Planning to attend APA's 2010 Annual Convention? Chances are, you'll be spending much of your time in San Diego's airy convention center, presenting your research, networking or listening to presentations by top psychologists. But you can't live on psychology alone. gradPSYCH asked local students to share their favorite places to take a break to eat, sightsee and sunbathe:
For beachcombers. Take the ferry to Coronado. For just $3.75, you'll be transported to small-town America, with a boutique-lined main street and family-friendly beaches. It's also a good stop for shutterbugs, says Chandi Quigley, a former psychology graduate student at San Diego State University. "You can get great pictures of the downtown landscape from there," she says. But perhaps the most picturesque beach in San Diego is La Jolla Cove, a tiny crescent of sand tucked between dramatic cliffs. "You can walk along the rocks, take nice pictures, see sea creatures, watch seals and snorkel," says Ho. Hate tan lines? Blacks Beach is clothing optional.

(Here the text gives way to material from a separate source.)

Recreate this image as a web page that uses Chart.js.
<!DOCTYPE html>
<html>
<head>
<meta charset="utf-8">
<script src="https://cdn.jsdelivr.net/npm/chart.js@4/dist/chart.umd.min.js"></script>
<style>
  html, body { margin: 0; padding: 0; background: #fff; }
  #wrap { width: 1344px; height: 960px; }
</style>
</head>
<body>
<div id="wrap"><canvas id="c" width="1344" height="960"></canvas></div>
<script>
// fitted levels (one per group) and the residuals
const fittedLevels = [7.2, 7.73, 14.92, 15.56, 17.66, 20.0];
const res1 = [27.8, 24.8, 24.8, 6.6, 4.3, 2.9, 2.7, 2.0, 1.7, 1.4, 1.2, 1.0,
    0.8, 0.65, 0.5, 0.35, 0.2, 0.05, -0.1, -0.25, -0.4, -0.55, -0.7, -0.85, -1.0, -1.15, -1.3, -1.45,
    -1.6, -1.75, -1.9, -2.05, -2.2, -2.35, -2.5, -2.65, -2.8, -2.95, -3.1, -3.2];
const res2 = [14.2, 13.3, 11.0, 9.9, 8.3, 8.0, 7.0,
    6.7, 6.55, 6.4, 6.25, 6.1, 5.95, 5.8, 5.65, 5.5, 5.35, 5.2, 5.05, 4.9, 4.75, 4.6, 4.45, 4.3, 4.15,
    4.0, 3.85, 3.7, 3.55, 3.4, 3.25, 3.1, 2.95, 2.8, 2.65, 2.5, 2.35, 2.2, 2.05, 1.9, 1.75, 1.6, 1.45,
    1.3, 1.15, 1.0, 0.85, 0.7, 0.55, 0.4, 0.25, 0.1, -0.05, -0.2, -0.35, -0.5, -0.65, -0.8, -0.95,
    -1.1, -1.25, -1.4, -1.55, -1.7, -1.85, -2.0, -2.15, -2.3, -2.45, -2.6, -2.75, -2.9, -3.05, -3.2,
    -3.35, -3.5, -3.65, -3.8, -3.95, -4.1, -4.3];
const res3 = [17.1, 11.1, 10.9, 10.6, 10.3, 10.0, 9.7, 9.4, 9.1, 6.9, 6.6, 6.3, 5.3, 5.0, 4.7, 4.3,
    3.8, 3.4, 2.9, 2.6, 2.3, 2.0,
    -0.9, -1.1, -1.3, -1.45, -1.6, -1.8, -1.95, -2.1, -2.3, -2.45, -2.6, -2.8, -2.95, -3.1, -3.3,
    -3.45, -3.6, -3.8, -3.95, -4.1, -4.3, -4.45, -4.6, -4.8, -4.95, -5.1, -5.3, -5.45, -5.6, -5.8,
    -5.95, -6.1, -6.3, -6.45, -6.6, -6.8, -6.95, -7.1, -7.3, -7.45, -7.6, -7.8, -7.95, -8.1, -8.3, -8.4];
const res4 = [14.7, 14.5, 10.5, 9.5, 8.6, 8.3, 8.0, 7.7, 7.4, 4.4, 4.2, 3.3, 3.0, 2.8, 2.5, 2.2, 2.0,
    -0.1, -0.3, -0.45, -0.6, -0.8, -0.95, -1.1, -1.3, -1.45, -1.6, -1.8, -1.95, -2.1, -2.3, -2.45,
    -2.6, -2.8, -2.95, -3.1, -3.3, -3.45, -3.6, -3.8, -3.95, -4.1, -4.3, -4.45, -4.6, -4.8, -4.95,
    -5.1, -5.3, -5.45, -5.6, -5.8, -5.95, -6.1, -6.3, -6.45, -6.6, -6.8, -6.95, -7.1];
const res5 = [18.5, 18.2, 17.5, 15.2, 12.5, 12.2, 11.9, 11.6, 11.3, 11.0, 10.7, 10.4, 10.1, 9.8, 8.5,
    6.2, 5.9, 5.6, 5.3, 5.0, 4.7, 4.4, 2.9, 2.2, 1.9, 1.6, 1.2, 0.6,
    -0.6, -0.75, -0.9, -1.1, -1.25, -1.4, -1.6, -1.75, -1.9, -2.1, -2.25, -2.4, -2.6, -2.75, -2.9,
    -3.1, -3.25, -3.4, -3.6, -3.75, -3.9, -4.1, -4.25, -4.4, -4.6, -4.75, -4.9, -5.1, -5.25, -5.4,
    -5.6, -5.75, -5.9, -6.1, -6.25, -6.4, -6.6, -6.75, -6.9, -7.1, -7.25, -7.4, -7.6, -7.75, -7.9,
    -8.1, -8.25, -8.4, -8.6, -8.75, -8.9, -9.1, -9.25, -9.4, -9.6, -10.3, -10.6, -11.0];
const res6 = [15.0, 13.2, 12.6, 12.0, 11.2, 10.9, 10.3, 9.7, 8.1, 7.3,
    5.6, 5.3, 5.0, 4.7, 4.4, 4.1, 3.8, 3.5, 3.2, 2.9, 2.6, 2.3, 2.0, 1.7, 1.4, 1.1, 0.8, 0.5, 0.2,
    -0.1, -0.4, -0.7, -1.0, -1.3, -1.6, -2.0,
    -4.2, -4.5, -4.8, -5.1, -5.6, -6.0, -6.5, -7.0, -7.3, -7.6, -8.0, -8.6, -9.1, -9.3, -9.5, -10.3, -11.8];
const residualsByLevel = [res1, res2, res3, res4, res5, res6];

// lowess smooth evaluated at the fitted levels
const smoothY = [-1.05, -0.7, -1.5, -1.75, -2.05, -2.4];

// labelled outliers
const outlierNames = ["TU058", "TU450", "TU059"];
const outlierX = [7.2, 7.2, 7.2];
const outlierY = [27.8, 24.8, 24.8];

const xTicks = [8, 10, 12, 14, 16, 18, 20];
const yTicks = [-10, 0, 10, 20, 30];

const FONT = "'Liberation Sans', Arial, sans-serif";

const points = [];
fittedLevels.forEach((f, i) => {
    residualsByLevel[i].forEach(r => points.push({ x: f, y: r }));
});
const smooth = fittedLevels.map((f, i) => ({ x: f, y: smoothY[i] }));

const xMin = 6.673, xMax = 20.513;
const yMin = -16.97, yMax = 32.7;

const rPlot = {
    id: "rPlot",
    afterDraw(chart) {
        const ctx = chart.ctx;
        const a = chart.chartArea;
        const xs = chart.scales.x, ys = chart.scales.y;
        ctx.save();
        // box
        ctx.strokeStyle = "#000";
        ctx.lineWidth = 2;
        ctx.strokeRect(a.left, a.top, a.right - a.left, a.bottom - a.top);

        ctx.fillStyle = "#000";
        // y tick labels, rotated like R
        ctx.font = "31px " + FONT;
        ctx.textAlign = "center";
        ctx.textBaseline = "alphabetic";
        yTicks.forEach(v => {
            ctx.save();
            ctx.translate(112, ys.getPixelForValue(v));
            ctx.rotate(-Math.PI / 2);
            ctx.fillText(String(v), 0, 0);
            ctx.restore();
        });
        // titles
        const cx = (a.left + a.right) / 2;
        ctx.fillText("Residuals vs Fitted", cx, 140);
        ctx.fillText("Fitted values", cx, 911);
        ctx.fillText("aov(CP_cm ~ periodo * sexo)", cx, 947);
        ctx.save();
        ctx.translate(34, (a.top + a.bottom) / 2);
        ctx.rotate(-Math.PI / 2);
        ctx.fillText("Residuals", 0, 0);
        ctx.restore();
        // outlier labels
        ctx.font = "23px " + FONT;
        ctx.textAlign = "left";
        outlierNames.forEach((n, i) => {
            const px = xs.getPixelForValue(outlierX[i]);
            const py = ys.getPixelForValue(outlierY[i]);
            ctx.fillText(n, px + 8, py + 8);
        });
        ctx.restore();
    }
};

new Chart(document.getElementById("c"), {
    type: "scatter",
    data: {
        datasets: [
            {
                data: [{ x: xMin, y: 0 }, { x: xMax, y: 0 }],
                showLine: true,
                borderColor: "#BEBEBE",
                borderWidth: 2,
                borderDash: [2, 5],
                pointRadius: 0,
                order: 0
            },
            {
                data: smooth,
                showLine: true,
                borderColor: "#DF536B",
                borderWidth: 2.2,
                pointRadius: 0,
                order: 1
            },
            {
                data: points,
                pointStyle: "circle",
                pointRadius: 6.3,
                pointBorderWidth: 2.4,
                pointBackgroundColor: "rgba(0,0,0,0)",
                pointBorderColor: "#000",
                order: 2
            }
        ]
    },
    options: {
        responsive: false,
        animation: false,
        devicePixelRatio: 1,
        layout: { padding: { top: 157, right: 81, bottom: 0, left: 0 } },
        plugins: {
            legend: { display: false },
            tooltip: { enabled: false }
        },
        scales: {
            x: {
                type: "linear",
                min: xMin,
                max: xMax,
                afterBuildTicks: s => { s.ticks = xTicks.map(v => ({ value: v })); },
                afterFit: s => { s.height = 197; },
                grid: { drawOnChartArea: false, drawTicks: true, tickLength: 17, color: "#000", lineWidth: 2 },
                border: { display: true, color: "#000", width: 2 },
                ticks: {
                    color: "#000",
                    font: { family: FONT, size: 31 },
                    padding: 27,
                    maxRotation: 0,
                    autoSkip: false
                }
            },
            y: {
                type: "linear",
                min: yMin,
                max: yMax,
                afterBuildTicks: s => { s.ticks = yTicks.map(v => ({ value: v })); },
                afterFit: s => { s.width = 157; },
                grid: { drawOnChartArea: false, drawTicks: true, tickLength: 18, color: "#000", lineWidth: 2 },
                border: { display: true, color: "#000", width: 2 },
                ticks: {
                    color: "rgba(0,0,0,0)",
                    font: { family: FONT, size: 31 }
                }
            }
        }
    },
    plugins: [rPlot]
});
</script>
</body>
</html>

For animal lovers. Regular-price tickets to the San Diego Zoo are $37, but student conventioneers get in for free, courtesy of APAGS. Visit the APAGS booth in the Exhibit Hall early to pick up a ticket before they run out (limit one per student with convention badge), and head to the zoo on Thursday, Aug. 12, any time after 4 p.m. At 7 p.m., go to the Zoofari party area for a grad student social hour with free appetizers. If you prefer aquatic animals, head to the Stephen Birch Aquarium. The education-focused aquarium is run by the University of California, San Diego, and recently opened its seahorse exhibit. "Plus, you can walk to the La Jolla beach from there," says Tiffany Ho, a psychology graduate student at the University of California, San Diego. Aquarium tickets are $9 for students.
For urban explorers. Take a cab (about $10 from the convention center) to Balboa Park. The 1,000-acre park features meandering garden paths and is lined with museums and performing art centers. On Thursday, Aug. 12, at 6:15 p.m., head to the park's Organ Pavilion for a free outdoor performance by the City Ballet. For a quick break between sessions, walk around the Gaslamp District. Formerly the "red light" district, this shop and restaurant-rich area is just across the street from the San Diego Convention center. While most of the restaurants are mediocre or pricy, there are a few standouts, students say — check out Chopahn Authentic Afghan Cuisine and La Puerta.
For wine lovers. The Hillcrest neighborhood is known for its wine bars and restaurants. Try Wine Steals, which, as its name suggests, offers top-notch wines for affordable prices, including many from California wineries. "It's like a pub for wine, with large, cheap cheese plates and pizza," says Glickman. Also recommended, Bites' four-course prix fixe menu ($20, available on Tuesdays, Wednesdays and Thursdays) or share their small plates with friends. "The lamb meatballs are my favorite," says Quigley.
For Mexican food. Old Town San Diego is famous for authentic mariachis and Mexican food. Student favorites include El Cotixan, Super Sergio's and Lolita's Taco Shop. "It's pretty much essential to order a carne asada burrito or carne asada fries when in San Diego," says Ho.
For barhoppers. Check out Hamilton's Tavern, which features shuffleboard and foosball tables as well as a well-appointed beer menu, says Glickman. "People bring their dogs during the week, and it gets packed on the weekends," she says. For cheap drinks and a '60s vibe, head to Nunu's. "Nunu's bar has regular characters and is a real throwback," she says.
Off the beaten track. Make like a local and grill your own steak at the hip Turf Supper Club. Or, go rollerblading at the Pacific Beach boardwalk — you can rent skates at several shops along Ventura Place or Mission Boulevard. If you have a car and like to hike, make the 25-minute drive to the sandy trails at Torrey Pines State Park.